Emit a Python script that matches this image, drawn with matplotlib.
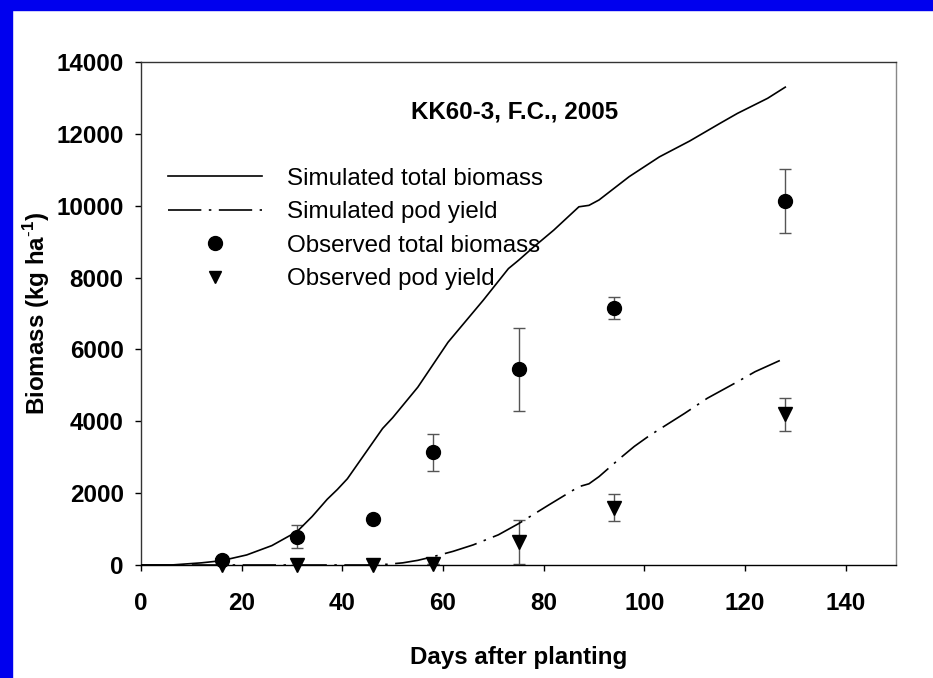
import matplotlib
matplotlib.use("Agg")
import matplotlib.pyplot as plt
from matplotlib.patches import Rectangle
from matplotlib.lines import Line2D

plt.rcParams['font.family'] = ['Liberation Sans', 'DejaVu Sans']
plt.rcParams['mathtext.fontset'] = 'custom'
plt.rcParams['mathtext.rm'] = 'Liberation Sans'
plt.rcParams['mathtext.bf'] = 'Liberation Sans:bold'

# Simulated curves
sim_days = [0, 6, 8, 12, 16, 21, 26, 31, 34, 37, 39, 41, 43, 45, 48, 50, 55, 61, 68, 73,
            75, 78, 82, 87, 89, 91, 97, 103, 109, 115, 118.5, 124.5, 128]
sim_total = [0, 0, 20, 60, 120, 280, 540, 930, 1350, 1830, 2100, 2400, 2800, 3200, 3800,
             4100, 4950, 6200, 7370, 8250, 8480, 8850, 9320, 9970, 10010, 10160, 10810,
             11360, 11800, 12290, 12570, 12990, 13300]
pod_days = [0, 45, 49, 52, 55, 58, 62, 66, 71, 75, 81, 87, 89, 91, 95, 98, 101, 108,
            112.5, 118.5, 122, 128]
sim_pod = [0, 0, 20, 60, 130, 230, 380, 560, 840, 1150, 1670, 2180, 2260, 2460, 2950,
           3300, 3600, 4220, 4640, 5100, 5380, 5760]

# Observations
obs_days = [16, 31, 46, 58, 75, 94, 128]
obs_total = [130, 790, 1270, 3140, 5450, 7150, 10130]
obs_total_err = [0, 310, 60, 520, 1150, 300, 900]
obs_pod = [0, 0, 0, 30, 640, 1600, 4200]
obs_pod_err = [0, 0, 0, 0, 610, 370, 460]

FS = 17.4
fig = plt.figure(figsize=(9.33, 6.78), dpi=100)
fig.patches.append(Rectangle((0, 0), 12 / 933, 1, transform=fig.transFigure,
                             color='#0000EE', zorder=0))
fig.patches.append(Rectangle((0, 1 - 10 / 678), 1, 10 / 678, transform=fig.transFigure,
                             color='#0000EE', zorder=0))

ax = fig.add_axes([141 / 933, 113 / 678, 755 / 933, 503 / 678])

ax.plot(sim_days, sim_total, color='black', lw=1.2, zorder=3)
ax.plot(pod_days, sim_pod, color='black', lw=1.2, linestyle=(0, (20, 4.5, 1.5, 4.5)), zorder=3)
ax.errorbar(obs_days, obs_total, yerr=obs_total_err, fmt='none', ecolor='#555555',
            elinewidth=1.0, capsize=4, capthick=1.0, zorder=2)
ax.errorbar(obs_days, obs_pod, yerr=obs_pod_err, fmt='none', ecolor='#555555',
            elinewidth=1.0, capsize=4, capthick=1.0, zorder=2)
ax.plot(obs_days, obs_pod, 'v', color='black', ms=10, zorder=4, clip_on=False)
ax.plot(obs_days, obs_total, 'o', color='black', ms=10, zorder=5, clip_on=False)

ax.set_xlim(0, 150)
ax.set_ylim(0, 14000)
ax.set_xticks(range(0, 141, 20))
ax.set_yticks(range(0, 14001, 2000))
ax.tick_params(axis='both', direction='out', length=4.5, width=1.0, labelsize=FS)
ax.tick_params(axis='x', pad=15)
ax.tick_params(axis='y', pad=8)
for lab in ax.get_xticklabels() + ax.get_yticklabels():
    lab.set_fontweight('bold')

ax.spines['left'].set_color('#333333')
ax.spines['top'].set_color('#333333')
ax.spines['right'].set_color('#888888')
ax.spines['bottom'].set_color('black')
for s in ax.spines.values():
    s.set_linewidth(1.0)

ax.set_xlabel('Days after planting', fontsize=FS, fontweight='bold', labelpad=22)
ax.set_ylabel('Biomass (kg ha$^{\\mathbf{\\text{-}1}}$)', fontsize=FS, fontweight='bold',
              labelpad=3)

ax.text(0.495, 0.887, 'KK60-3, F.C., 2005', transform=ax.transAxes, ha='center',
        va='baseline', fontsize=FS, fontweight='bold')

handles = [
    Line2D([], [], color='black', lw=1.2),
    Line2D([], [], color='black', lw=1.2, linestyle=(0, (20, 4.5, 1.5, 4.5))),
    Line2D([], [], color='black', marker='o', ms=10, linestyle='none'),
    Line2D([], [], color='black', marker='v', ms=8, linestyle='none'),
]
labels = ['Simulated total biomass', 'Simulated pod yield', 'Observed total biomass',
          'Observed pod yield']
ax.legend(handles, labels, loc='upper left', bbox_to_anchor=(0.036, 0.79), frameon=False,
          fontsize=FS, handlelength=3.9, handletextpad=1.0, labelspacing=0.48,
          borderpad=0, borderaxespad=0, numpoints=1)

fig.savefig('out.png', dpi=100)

#### [Stated exercise]
Each line above is to be copied verbatim. Drop any image from the copy.

#### [Worked answer]
Emit a Python script that matches this image, drawn with matplotlib.
import matplotlib
matplotlib.use("Agg")
import matplotlib.pyplot as plt
from matplotlib.patches import Rectangle
from matplotlib.lines import Line2D

plt.rcParams['font.family'] = ['Liberation Sans', 'DejaVu Sans']
plt.rcParams['mathtext.fontset'] = 'custom'
plt.rcParams['mathtext.rm'] = 'Liberation Sans'
plt.rcParams['mathtext.bf'] = 'Liberation Sans:bold'

# Simulated curves
sim_days = [0, 6, 8, 12, 16, 21, 26, 31, 34, 37, 39, 41, 43, 45, 48, 50, 55, 61, 68, 73,
            75, 78, 82, 87, 89, 91, 97, 103, 109, 115, 118.5, 124.5, 128]
sim_total = [0, 0, 20, 60, 120, 280, 540, 930, 1350, 1830, 2100, 2400, 2800, 3200, 3800,
             4100, 4950, 6200, 7370, 8250, 8480, 8850, 9320, 9970, 10010, 10160, 10810,
             11360, 11800, 12290, 12570, 12990, 13300]
pod_days = [0, 45, 49, 52, 55, 58, 62, 66, 71, 75, 81, 87, 89, 91, 95, 98, 101, 108,
            112.5, 118.5, 122, 128]
sim_pod = [0, 0, 20, 60, 130, 230, 380, 560, 840, 1150, 1670, 2180, 2260, 2460, 2950,
           3300, 3600, 4220, 4640, 5100, 5380, 5760]

# Observations
obs_days = [16, 31, 46, 58, 75, 94, 128]
obs_total = [130, 790, 1270, 3140, 5450, 7150, 10130]
obs_total_err = [0, 310, 60, 520, 1150, 300, 900]
obs_pod = [0, 0, 0, 30, 640, 1600, 4200]
obs_pod_err = [0, 0, 0, 0, 610, 370, 460]

FS = 17.4
fig = plt.figure(figsize=(9.33, 6.78), dpi=100)
fig.patches.append(Rectangle((0, 0), 12 / 933, 1, transform=fig.transFigure,
                             color='#0000EE', zorder=0))
fig.patches.append(Rectangle((0, 1 - 10 / 678), 1, 10 / 678, transform=fig.transFigure,
                             color='#0000EE', zorder=0))

ax = fig.add_axes([141 / 933, 113 / 678, 755 / 933, 503 / 678])

ax.plot(sim_days, sim_total, color='black', lw=1.2, zorder=3)
ax.plot(pod_days, sim_pod, color='black', lw=1.2, linestyle=(0, (20, 4.5, 1.5, 4.5)), zorder=3)
ax.errorbar(obs_days, obs_total, yerr=obs_total_err, fmt='none', ecolor='#555555',
            elinewidth=1.0, capsize=4, capthick=1.0, zorder=2)
ax.errorbar(obs_days, obs_pod, yerr=obs_pod_err, fmt='none', ecolor='#555555',
            elinewidth=1.0, capsize=4, capthick=1.0, zorder=2)
ax.plot(obs_days, obs_pod, 'v', color='black', ms=10, zorder=4, clip_on=False)
ax.plot(obs_days, obs_total, 'o', color='black', ms=10, zorder=5, clip_on=False)

ax.set_xlim(0, 150)
ax.set_ylim(0, 14000)
ax.set_xticks(range(0, 141, 20))
ax.set_yticks(range(0, 14001, 2000))
ax.tick_params(axis='both', direction='out', length=4.5, width=1.0, labelsize=FS)
ax.tick_params(axis='x', pad=15)
ax.tick_params(axis='y', pad=8)
for lab in ax.get_xticklabels() + ax.get_yticklabels():
    lab.set_fontweight('bold')

ax.spines['left'].set_color('#333333')
ax.spines['top'].set_color('#333333')
ax.spines['right'].set_color('#888888')
ax.spines['bottom'].set_color('black')
for s in ax.spines.values():
    s.set_linewidth(1.0)

ax.set_xlabel('Days after planting', fontsize=FS, fontweight='bold', labelpad=22)
ax.set_ylabel('Biomass (kg ha$^{\\mathbf{\\text{-}1}}$)', fontsize=FS, fontweight='bold',
              labelpad=3)

ax.text(0.495, 0.887, 'KK60-3, F.C., 2005', transform=ax.transAxes, ha='center',
        va='baseline', fontsize=FS, fontweight='bold')

handles = [
    Line2D([], [], color='black', lw=1.2),
    Line2D([], [], color='black', lw=1.2, linestyle=(0, (20, 4.5, 1.5, 4.5))),
    Line2D([], [], color='black', marker='o', ms=10, linestyle='none'),
    Line2D([], [], color='black', marker='v', ms=8, linestyle='none'),
]
labels = ['Simulated total biomass', 'Simulated pod yield', 'Observed total biomass',
          'Observed pod yield']
ax.legend(handles, labels, loc='upper left', bbox_to_anchor=(0.036, 0.79), frameon=False,
          fontsize=FS, handlelength=3.9, handletextpad=1.0, labelspacing=0.48,
          borderpad=0, borderaxespad=0, numpoints=1)

fig.savefig('out.png', dpi=100)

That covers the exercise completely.